Soumanou and Dershowitz are among those seeing the connection between disturbing incidents they have witnessed or experienced in school and broader education policies. They both recalled sitting in their advisory period — where older students lead a discussion about any topic young peers want to discuss — and hearing a student ask why it was wrong to use the n-word. The same student, Soumanou said, once said students of color are better off than white students because they’re able to secure more opportunities.

“All these microagressions happen all the time,” Dershowitz said, “and I don’t feel like anybody really wants to talk about white privilege because our school is so white and so privileged.”

At a recent event hosted by Manhattan community education councils, which Dershowitz’s principal encouraged her and Soumanou to attend, Dershowitz walked up to the microphone and asked fellow student activists how they could change the system?

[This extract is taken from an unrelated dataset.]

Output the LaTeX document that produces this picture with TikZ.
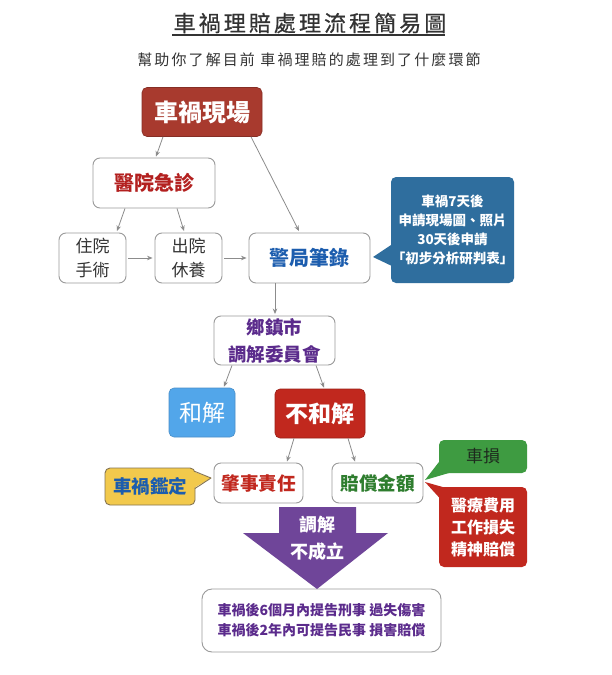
\documentclass[tikz,border=0pt]{standalone}
\usepackage{fontspec}
\setmainfont{Noto Sans CJK TC}
\usetikzlibrary{arrows.meta}
\definecolor{titlec}{HTML}{333333}
\definecolor{boxline}{HTML}{9A9A9A}
\definecolor{arrc}{HTML}{8C8C8C}
\definecolor{scenec}{HTML}{A83A2E}
\definecolor{hospc}{HTML}{B3201F}
\definecolor{policec}{HTML}{1C5DAE}
\definecolor{bluec}{HTML}{2F6E9E}
\definecolor{mediac}{HTML}{5B2B8C}
\definecolor{settlec}{HTML}{52A6EA}
\definecolor{settleb}{HTML}{4A8FC8}
\definecolor{redc}{HTML}{C1281E}
\definecolor{greentc}{HTML}{2E7D2E}
\definecolor{yellowc}{HTML}{F2C94C}
\definecolor{yellowb}{HTML}{857451}
\definecolor{greenc}{HTML}{3E9B41}
\definecolor{purplec}{HTML}{6F4599}
\definecolor{darkt}{HTML}{1E2A1E}
\tikzset{
  wbox/.style={draw=boxline, line width=0.9pt, rounded corners=7pt, fill=white, inner sep=0pt, align=center},
  cbox/.style={rounded corners=5pt, inner sep=0pt, align=center},
  arr/.style={draw=arrc, line width=0.8pt, -{Stealth[length=5.5pt,width=4.5pt]}},
}
\begin{document}
\begin{tikzpicture}[x=1pt,y=-1pt]
\useasboundingbox[fill=white] (0,0) rectangle (612,675);

% title
\node[text=titlec, inner sep=0pt, font=\fontsize{22}{26}\selectfont\addfontfeature{LetterSpace=14,FakeBold=0.6}] (title) at (310,23) {車禍理賠處理流程簡易圖};
\draw[titlec, line width=2pt] (172,35) -- (445,35);
\node[text=titlec, inner sep=0pt, font=\fontsize{15}{18}\selectfont\addfontfeature{LetterSpace=14}] (subtitle) at (309,60) {幫助你了解目前 車禍理賠的處理到了什麼環節};

% main boxes
\node[cbox, fill=scenec, draw=scenec!80!black, line width=0.6pt, minimum width=120pt, minimum height=49pt, text=white, font=\fontsize{24}{28}\selectfont\bfseries] (scene) at (202,112) {車禍現場};
\node[wbox, minimum width=122pt, minimum height=50pt, text=hospc, font=\fontsize{20}{24}\selectfont\bfseries] (hosp) at (154,183) {醫院急診};
\node[wbox, minimum width=67pt, minimum height=50pt, text=titlec, font=\fontsize{17}{24}\selectfont] (stay) at (92.5,258) {住院\\手術};
\node[wbox, minimum width=67pt, minimum height=50pt, text=titlec, font=\fontsize{17}{24}\selectfont] (rest) at (188.5,258) {出院\\休養};
\node[wbox, minimum width=121pt, minimum height=50pt, text=policec, font=\fontsize{20}{24}\selectfont\bfseries] (police) at (309.5,258) {警局筆錄};

% blue callout
\node[cbox, fill=bluec, minimum width=123pt, minimum height=106pt, text=white, font=\fontsize{13.5}{19}\selectfont\bfseries] (note) at (452.5,230) {車禍7天後\\申請現場圖、照片\\30天後申請\\「初步分析研判表」};
\fill[bluec] (394,243) -- (373,257) -- (394,267) -- cycle;

\node[wbox, minimum width=121pt, minimum height=49pt, text=mediac, font=\fontsize{18.5}{27}\selectfont\bfseries] (media) at (274.5,340.5) {鄉鎮市\\調解委員會};

\node[cbox, fill=settlec, draw=settleb, line width=0.6pt, minimum width=66pt, minimum height=49pt, text=white, font=\fontsize{23}{27}\selectfont] (settle) at (202,412.5) {和解};
\node[cbox, fill=redc, draw=redc!80!black, line width=0.6pt, minimum width=90pt, minimum height=49pt, text=white, font=\fontsize{23}{27}\selectfont\bfseries] (nosettle) at (320,413.5) {不和解};

\node[wbox, minimum width=89pt, minimum height=40pt, text=redc, font=\fontsize{18.5}{22}\selectfont\bfseries] (fault) at (258.5,483) {肇事責任};
\node[wbox, minimum width=91pt, minimum height=40pt, text=greentc, font=\fontsize{18.5}{22}\selectfont\bfseries] (comp) at (377.5,483) {賠償金額};

% yellow callout
\node[cbox, fill=yellowc, draw=yellowb, line width=0.9pt, minimum width=90pt, minimum height=37pt, text=policec, font=\fontsize{18.5}{22}\selectfont\bfseries] (appraise) at (150,486.5) {車禍鑑定};
\fill[yellowc] (193,471.5) -- (211,478) -- (193,488.5) -- cycle;
\draw[yellowb, line width=0.9pt, line join=round] (195,471.5) -- (211,478) -- (195,488.5);

% green callout
\node[cbox, fill=greenc, minimum width=88pt, minimum height=33pt, text=darkt, font=\fontsize{17}{20}\selectfont] (cardmg) at (483,456.5) {車損};
\fill[greenc] (440.5,460) -- (425,480) -- (454,471.5) -- cycle;

% red callout
\node[cbox, fill=redc, minimum width=88pt, minimum height=80pt, text=white, font=\fontsize{16}{22}\selectfont\bfseries] (medical) at (483,527) {醫療費用\\工作損失\\精神賠償};
\fill[redc] (440.5,499) -- (425,482) -- (448,488.5) -- cycle;

% result box
\node[wbox, minimum width=239pt, minimum height=63pt, rounded corners=10pt, text=mediac, font=\fontsize{14}{20}\selectfont\bfseries] (result) at (321.5,620.5) {車禍後6個月內提告刑事 過失傷害\\車禍後2年內可提告民事 損害賠償};

% purple arrow
\fill[purplec] (279,507) -- (356,507) -- (356,533) -- (388,533) -- (317,589) -- (243,533) -- (279,533) -- cycle;
\node[inner sep=0pt, align=center, text=white, font=\fontsize{18}{27}\selectfont\bfseries] (fail) at (317,538.5) {調解\\不成立};

% connectors
\draw[arr] ([xshift=-39pt]scene.south) -- ([xshift=2pt,yshift=1pt]hosp.north);
\draw[arr] ([xshift=49pt]scene.south) -- ([xshift=-10.5pt,yshift=1.5pt]police.north);
\draw[arr] ([xshift=-29pt]hosp.south) -- ([xshift=24.5pt,yshift=1.5pt]stay.north);
\draw[arr] ([xshift=23pt]hosp.south) -- ([xshift=-4.5pt,yshift=1.5pt]rest.north);
\draw[arr] ([xshift=2pt]stay.east) -- ([xshift=-2pt]rest.west);
\draw[arr] ([xshift=2pt]rest.east) -- ([xshift=-2pt]police.west);
\draw[arr] ([xshift=-34.5pt]police.south) -- ([xshift=0.5pt,yshift=1.5pt]media.north);
\draw[arr] ([xshift=-42.5pt]media.south) -- ([xshift=22pt,yshift=1pt]settle.north);
\draw[arr] ([xshift=41.5pt]media.south) -- ([xshift=4pt,yshift=1pt]nosettle.north);
\draw[arr] ([xshift=-26pt]nosettle.south) -- ([xshift=28.5pt,yshift=1pt]fault.north);
\draw[arr] ([xshift=28pt]nosettle.south) -- ([xshift=-22.5pt,yshift=1pt]comp.north);
\end{tikzpicture}
\end{document}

That’s when Deputy Chancellor Hydra Mendoza, who focuses on community outreach and was sitting in the front row of the auditorium, got up and gave Dershowitz her card. Audience members applauded.

The simple exchange of contact information was encouraging to all sides.

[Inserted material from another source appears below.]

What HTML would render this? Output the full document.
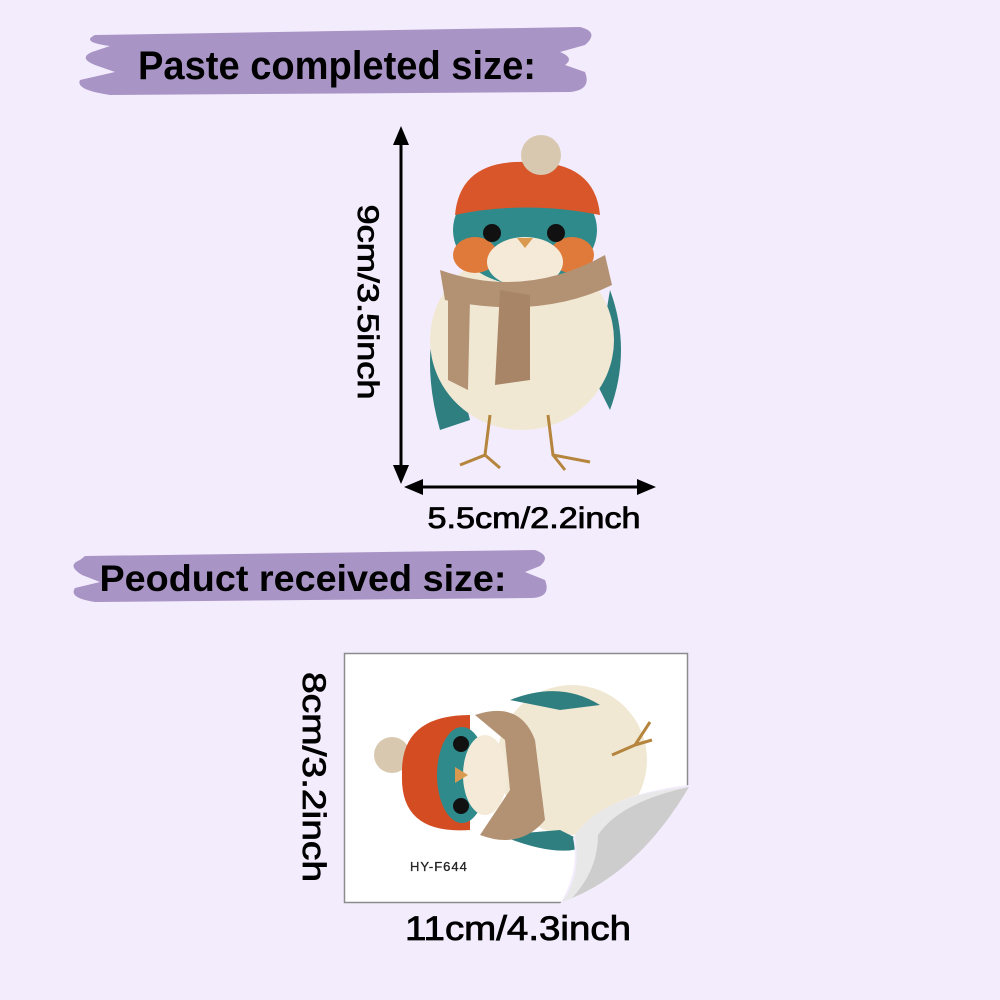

“The idea that they didn’t know where to go, or that they didn’t have a contact at the DOE, or that they’ve talked about this in the past and nobody’s been responsive, prompted me to say, ‘Well, this is a new day,’” Mendoza said in an interview.

Mendoza and the students have since exchanged emails and are figuring out a time to meet.

Meanwhile, Dershowitz and Soumanou are trying to build support among their Eleanor Roosevelt classmates, plan to attend the April meeting of the Panel for Educational Policy, a city board that votes on major education decisions, and are part of a schoolwide equity club. On a recent afternoon, the young women ran into some supportive friends. Dershowitz showed off Mendoza’s business card as they discussed future plans.

“I know that there’s going to be a lot of backlash, so I’m not saying it’s going to be easy,” Dershowitz said. “But what I’m saying is, there’s a tangible way” to get started.